In September, the Kentucky Open Government Coalition filed an open records lawsuit against the Kentucky Department of Fish and Wildlife Commission.
The Coalition is a nonpartisan, nonprofit citizens advocacy group. Our single purpose is to preserve the laws that enshrine Kentuckians’ right to know how our government — state and local — governs.
In August, the Commission partially denied our request for emails and text messages exchanged by named department officials, named commissioners, and named legislators during a specific timeframe.
Our request was “not limited to communications that took place on government-owned email accounts and cellphones.” By its express terms, the request included “all responsive public records which were generated on private cell phones, on private email services, or through other private communication channels.”
Our request acknowledged that ‘[c]ommunications of a purely personal nature unrelated to any government function” were exempt from public disclosure under KRS 61.878(1)(r).
We did not ask to see, we did not expect to see, and we did not want to see the named public officials’ “purely personal,” “non-governmental” emails or texts.
Ignoring the broad definition of “public record” in Kentucky’s open records law — and well-established legal interpretation — the Commission denied the Coalition access to responsive emails and texts stored solely on Commissioners’ personal devices and private email accounts because the emails and texts were not “owned” or “possessed” by the Commission.
The Commission did not claim that the responsive emails and texts that it withheld were unrelated to governmental functions. Instead, the Commission argued that the emails and texts withheld were not “public records” because no public funds were expended for the purchase of the devices or accounts on which they were sent and received.
To our astonishment, the Kentucky Attorney General had thrown his support behind this narrow and dangerous reading of the open records law a few months before, resurrecting a poorly reasoned and legally unsupportable open records decision issued by Attorney General Jack Conway on his last day in office in 2015.
In doing so, Cameron ignored decades of Kentucky authority recognizing that it is the nature and purpose of the record, not the device on which it is created or the place where it is kept, that determines its status as a public record.
Cameron also ignored open records decisions issued by the Attorney General in the four intervening years that repudiated Conway’s eleventh hour decision.
Cameron’s position, on which the Commission relies, poses a grave threat to the Kentucky open records and open meetings laws.
Neither the Coalition nor the Commission welcomes this legal action. Litigation fatigue is epidemic.
But inaction is not an option. Inaction preserves the status quo. The status quo under Cameron divests the public of its right of access to a substantial body of public records.
Past threats to Kentucky’s open government laws pale in comparison to the current threat. Our laws stand at a legal crossroads that will determine nothing less than their continued viability.

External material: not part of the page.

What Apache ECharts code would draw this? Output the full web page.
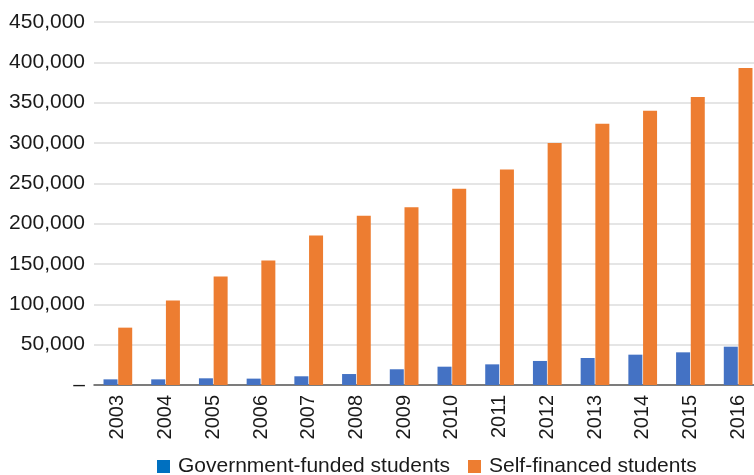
<!DOCTYPE html>
<html>
<head>
<meta charset="utf-8">
<script src="https://cdn.jsdelivr.net/npm/echarts@6/dist/echarts.min.js"></script>
<style>
  html, body { margin: 0; padding: 0; background: #fff; overflow: hidden; }
  /* The plot runs slightly past the right edge of the page, so the canvas is wider than the window */
  #chart { width: 770px; height: 475px; }
</style>
</head>
<body>
<div id="chart"></div>
<script>
// Students by year and funding source
const years = ['2003', '2004', '2005', '2006', '2007', '2008', '2009',
               '2010', '2011', '2012', '2013', '2014', '2015', '2016'];
const governmentFunded = [7000, 7000, 8300, 7900, 10800, 13600, 19500,
                          22700, 25600, 29800, 33500, 37600, 40500, 47500];
const selfFinanced = [71100, 104600, 134400, 154200, 185200, 209700, 220400,
                      243200, 267100, 299900, 323800, 339900, 356900, 392900];
const seriesNames = ['Government-funded students', 'Self-financed students'];

const FONT = '"Liberation Sans", Arial, sans-serif';
const TEXT = '#1a1a1a';

const chart = echarts.init(document.getElementById('chart'), null, { renderer: 'canvas' });

chart.setOption({
  animation: false,
  textStyle: { fontFamily: FONT },
  grid: { left: 94, top: 22, width: 668, bottom: 90, containLabel: false },
  legend: {
    left: 157,
    top: 456,
    padding: 0,
    itemWidth: 13,
    itemHeight: 13,
    itemGap: 18,
    icon: 'rect',
    textStyle: { fontFamily: FONT, fontSize: 21, color: TEXT, padding: [0, 0, 0, 3] },
    data: [
      { name: seriesNames[0], itemStyle: { color: '#0070C0' } },
      { name: seriesNames[1], itemStyle: { color: '#ED7D31' } }
    ]
  },
  xAxis: {
    type: 'category',
    data: years,
    axisLine: { lineStyle: { color: '#595959', width: 1.5 } },
    axisTick: { show: false },
    axisLabel: {
      rotate: 90,
      margin: 10,
      fontFamily: FONT,
      fontSize: 20,
      color: TEXT,
      interval: 0
    }
  },
  yAxis: {
    type: 'value',
    min: 0,
    max: 450000,
    interval: 50000,
    axisLine: { show: false },
    axisTick: { show: false },
    splitLine: { lineStyle: { color: '#DCDCDC', width: 1.5 } },
    axisLabel: {
      margin: 9,
      fontFamily: FONT,
      fontSize: 21,
      color: TEXT,
      formatter: v => v === 0 ? '\u2013' : v.toLocaleString('en-US')
    }
  },
  series: [
    {
      name: seriesNames[0],
      type: 'bar',
      data: governmentFunded,
      barWidth: 14,
      barGap: '5%',
      itemStyle: { color: '#4472C4' }
    },
    {
      name: seriesNames[1],
      type: 'bar',
      data: selfFinanced,
      barWidth: 14,
      barGap: '5%',
      itemStyle: { color: '#ED7D31' }
    }
  ]
});
</script>
</body>
</html>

If unchallenged, public officials and employees who increasingly rely on email and text to conduct the public‘s business may elect to “decide what is good for us to know and what is not good for us to know” by choosing to secretly conduct inconvenient or embarrassing discussions on private devices and accounts.
On October 29, the Coalition and the Commission filed cross-motions for summary judgment in the Franklin Circuit Court. The parties’ positions are laid out in detail.
We look forward to a hearing in our case and are optimistic that the remarkably skilled and experienced legal team representing the Coalition’s, and the public’s, interest — Jon Fleischaker, Michael Abate, and Rick Adams, all of Kaplan, Johnson, Abate & Bird, LLP — will persuade the Franklin Circuit Court that it must reject the Commission’s position and the dangerous interpretation on which it is based.
Our position is clear. Consistent with the preamble to Kentucky’s open government laws, we maintain that:
“[T]he people of this Commonwealth do not yield their sovereignty to the agencies which serve them; the people, in delegating authority, do not give their public servants the right to decide what is good for them to know; the people insist on remaining informed so they may retain control over the instruments that they have created.”